As competition in the field of electric appliances has become increasingly fierce over recent years, more demanding technical requirements are being posed on products. For example, products are now required to be energy saving and environmentally friendly, and have a high degree of controllable intelligence, a short development period, and low noise. Electric motors, as the core part, have undoubtedly become a key part to solving the above-mentioned technical problems. Motors in conventional household central air conditioners are typically single phase permanent-split capacitor AC motors (PSC). However, single phase AC motors have low efficiency, consume more energy, have high noise, and have a low degree of controllable intelligence.
As a result of advances in motor technologies, permanent magnet (PM) synchronous motors have been developed. PM synchronous motors typically have a motor controller to electronically commutate current. As a result, PM synchronous motors are also referred to as electronically commutated (ECM) motors. PM synchronous motors are characterized in that they are energy saving and environmentally friendly, they have relatively high reliability and controllability, generate low noise, are easily made more intelligent, and can address the drawbacks of single phase AC motors. Therefore, the single phase AC motors in conventional household central air conditioners are gradually being replaced by PM synchronous motors. However, circuit ports are quite different for single phase AC motors and PM synchronous motors, which creates a problem because it is difficult for one motor to have two different circuit ports. When a conventional PM synchronous motor is used to replace the single phase AC motor in an existing household central air conditioner, it is necessary to replace the circuit port of the motor, change the motor circuit, etc., making the replacement inconvenient and costly.
In view of the foregoing drawbacks, ECM motors have been developed to directly replace the original PSC motors without the need to change the circuit structure of the original application systems of the PSC motors, e.g., the HVAC control system. The installation and troubleshooting of ECM motors in HVAC systems is simple, and the development cost associated with an ECM motor is lower than that of a PSC motor.
However, current ECM motors used to replace single phase AC motors still have numerous problems, a few of which are listed next.
1) The ECM motors have a single function and cannot be used for different applications. For example, they cannot be used to replace ECM motors currently on the market to detect AC input tap signals. As a specific example, an X13 motor has tap input signals at 24 VAC, while tap input signals for the current ECM motors that replace the PSC motors are 115 VAC or 230 VAC, therefore the two are not compatible. In addition, operational parameters for power source voltage, turning, and reprogramming cannot be directly configured for the current ECM motors that replace the PSC motors, and it is relatively inconvenient to configure the settings. As a result, more models must be developed, disorganized products are made, and management and costs are increased.
2) Low reliability; because different applications have different requirements for the ECM motors, it is easy for errors or accidents to take place when the ECM control is unable to adapt to different applications.

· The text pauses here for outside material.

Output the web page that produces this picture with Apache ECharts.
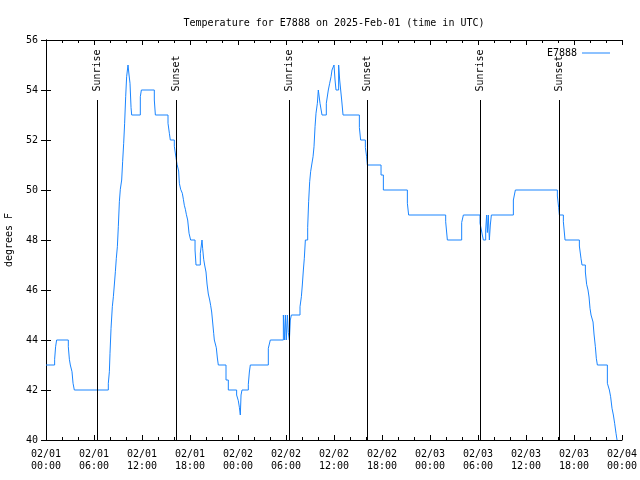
<!DOCTYPE html>
<html><head><meta charset="utf-8">
<script src="https://cdn.jsdelivr.net/npm/echarts@6/dist/echarts.min.js"></script>
<style>html,body{margin:0;padding:0;background:#fff}#c{width:640px;height:480px}</style>
</head><body><div id="c"></div>
<script>
const titleText = 'Temperature for E7888 on 2025-Feb-01 (time in UTC)';
const seriesName = 'E7888';
const yAxisName = 'degrees F';
const xTickLabels = ['02/01\n00:00','02/01\n06:00','02/01\n12:00','02/01\n18:00','02/02\n00:00','02/02\n06:00','02/02\n12:00','02/02\n18:00','02/03\n00:00','02/03\n06:00','02/03\n12:00','02/03\n18:00','02/04\n00:00'];
// hours since 02/01 00:00 UTC at which the reading changes, and the new reading
const tempHours = [0,1.08,1.2,1.33,2.79,2.92,3.04,3.25,3.38,3.54,7.79,7.92,8.0,8.13,8.29,8.42,8.54,8.67,8.79,8.92,9.04,9.17,9.29,9.46,9.58,9.71,9.83,9.96,10.08,10.25,10.38,10.5,10.63,10.71,11.79,11.92,13.54,13.67,15.25,15.42,15.54,16.04,16.25,16.38,16.58,16.67,16.83,17.04,17.17,17.29,17.42,17.54,17.71,17.88,18.08,18.63,18.75,19.29,19.5,19.58,19.71,19.83,20.0,20.13,20.29,20.46,20.58,20.71,20.83,20.96,21.04,21.29,21.42,21.54,22.5,22.79,23.83,24.04,24.17,24.29,24.38,24.5,25.29,25.42,25.54,27.79,28.04,29.67,29.83,29.92,30.04,30.17,30.29,30.42,30.54,30.67,31.75,31.92,32.04,32.17,32.29,32.42,32.71,32.83,32.96,33.08,33.21,33.38,33.5,33.63,33.75,33.92,34.04,34.25,34.5,35.04,35.29,35.46,35.63,35.75,36.0,36.13,36.25,36.58,36.71,36.96,37.13,39.17,39.33,39.92,40.08,40.17,41.88,42.17,45.17,45.33,49.96,50.17,51.96,52.17,54.25,54.42,54.54,54.67,54.96,55.08,55.17,55.29,55.42,55.54,55.67,58.42,58.67,63.92,64.08,64.17,64.67,64.88,66.67,66.88,67.0,67.42,67.58,67.75,67.88,68.0,68.13,68.38,68.5,68.67,68.79,68.92,70.17,70.42,70.58,70.75,70.92,71.08,71.25,71.38];
const tempValues = [43,43.23,43.73,44,43.73,43.23,43,42.73,42.27,42,42.27,42.73,43.47,44.47,45.33,45.73,46.2,46.73,47.27,47.73,48.53,49.53,50.03,50.4,51.13,51.87,52.67,53.73,54.53,55,54.6,54.27,53.3,53,53.73,54,53.6,53,52.67,52.27,52,51.75,51.29,51.03,50.76,50.27,50.03,49.87,49.63,49.39,49.23,49.03,48.8,48.27,48,47.6,47,47.47,48,47.67,47.23,47,46.72,46.24,45.84,45.6,45.39,45.12,44.72,44.27,44,43.69,43.28,43,42.4,42,41.8,41.57,41.31,41,41.8,42,42.23,42.72,43,43.67,44,45,44,45,44,45,44.3,44,44.8,45,45.33,45.73,46.2,46.8,47.27,48,48.51,49.53,50.33,50.73,51,51.33,51.73,52.53,53.07,53.47,54,53.47,53,53.47,54,54.27,54.53,54.8,55,54.4,54,55,54.4,53.6,53,52.5,52,51.7,51.33,51,50.6,50,49.47,49,48.73,48,48.7,49,48.67,48.4,48.2,48,48.4,49,48.3,49,48,48.6,49,49.6,50,49.76,49.31,49,48.73,48,47.76,47.25,47,46.72,46.23,46,45.72,45.27,45,44.72,44.24,43.73,43.27,43,42.27,42,41.73,41.27,41,40.67,40.27,40];
const eventNames = ['Sunrise','Sunset','Sunrise','Sunset','Sunrise','Sunset'];
const eventHours = [6.46,16.29,30.41,40.16,54.29,64.16];
const eventLineTop = 53.6;

const FONT = 'DejaVu Sans Mono';
const txt = {fontFamily: FONT, fontSize: 10, color: '#000'};
const chart = echarts.init(document.getElementById('c'), null, {renderer: 'canvas'});

function xAxisDef(pos, labels) {
  return {
    type: 'value', position: pos, min: 0, max: 72, interval: 6,
    axisLine: {show: true, lineStyle: {color: '#000', width: 1}},
    axisTick: {show: true, inside: true, length: 5, lineStyle: {color: '#000'}},
    minorTick: {show: true, splitNumber: 3, length: 3, lineStyle: {color: '#000'}},
    splitLine: {show: false},
    axisLabel: {show: labels, ...txt, lineHeight: 12, margin: 8, hideOverlap: false,
      formatter: v => xTickLabels[Math.round(v / 6)] || ''}
  };
}
function yAxisDef(pos, labels) {
  return {
    type: 'value', position: pos, min: 40, max: 56, interval: 2,
    axisLine: {show: true, lineStyle: {color: '#000', width: 1}},
    axisTick: {show: true, inside: true, length: 5, lineStyle: {color: '#000'}},
    splitLine: {show: false},
    axisLabel: {show: labels, ...txt, margin: 8},
    name: labels ? yAxisName : '', nameLocation: 'middle', nameGap: 32, nameRotate: 90,
    nameTextStyle: {...txt}
  };
}

chart.setOption({
  animation: false,
  backgroundColor: '#fff',
  title: {text: titleText, left: 329, top: 13, textAlign: 'center',
    textStyle: {...txt, fontWeight: 'normal'}},
  legend: {show: true, right: 25, top: 43, align: 'right', itemWidth: 28, itemHeight: 1,
    data: [{name: seriesName, icon: 'rect'}], textStyle: {...txt}},
  grid: {left: 46, right: 18, top: 40, bottom: 40, containLabel: false, outerBoundsMode: 'none'},
  xAxis: [xAxisDef('bottom', true), xAxisDef('top', false)],
  yAxis: [yAxisDef('left', true), yAxisDef('right', false)],
  series: [
    {
      name: seriesName, type: 'line', step: 'end', showSymbol: false, symbol: 'none',
      color: '#1a85ff', lineStyle: {width: 1, color: '#1a85ff'},
      data: tempHours.map((h, i) => [h, tempValues[i]]),
      markLine: {
        silent: true, symbol: ['none', 'none'], animation: false,
        lineStyle: {color: '#000', width: 1, type: 'solid'},
        label: {show: false},
        data: eventHours.map(h => [{coord: [h, 40]}, {coord: [h, eventLineTop]}])
      },
      z: 2
    },
    {
      name: 'events', type: 'scatter', symbolSize: 1,
      itemStyle: {color: 'rgba(0,0,0,0)'},
      data: eventHours.map((h, i) => ({value: [h, eventLineTop], name: eventNames[i]})),
      label: {show: true, position: 'top', distance: 8, rotate: 90, align: 'left',
        verticalAlign: 'middle', ...txt, opacity: 1, formatter: p => p.name},
      silent: true, z: 3
    }
  ]
});
</script></body></html>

3) In conventional systems, a current transformer and relevant circuits are used to detect the state of all tap input lines. However, because the transformer has a large volume and high cost, the transformer takes up a large space of the motor controller, which causes the motor controller to have poor heat dissipation.
4) A plurality of current transformer sensing units are embedded into the wiring plug of the motor, which makes installation difficult, production efficiency low, and large scale production difficult. The aforementioned drawbacks of current ECM motors are not intended to be an all-inclusive list, as numerous other drawbacks exist.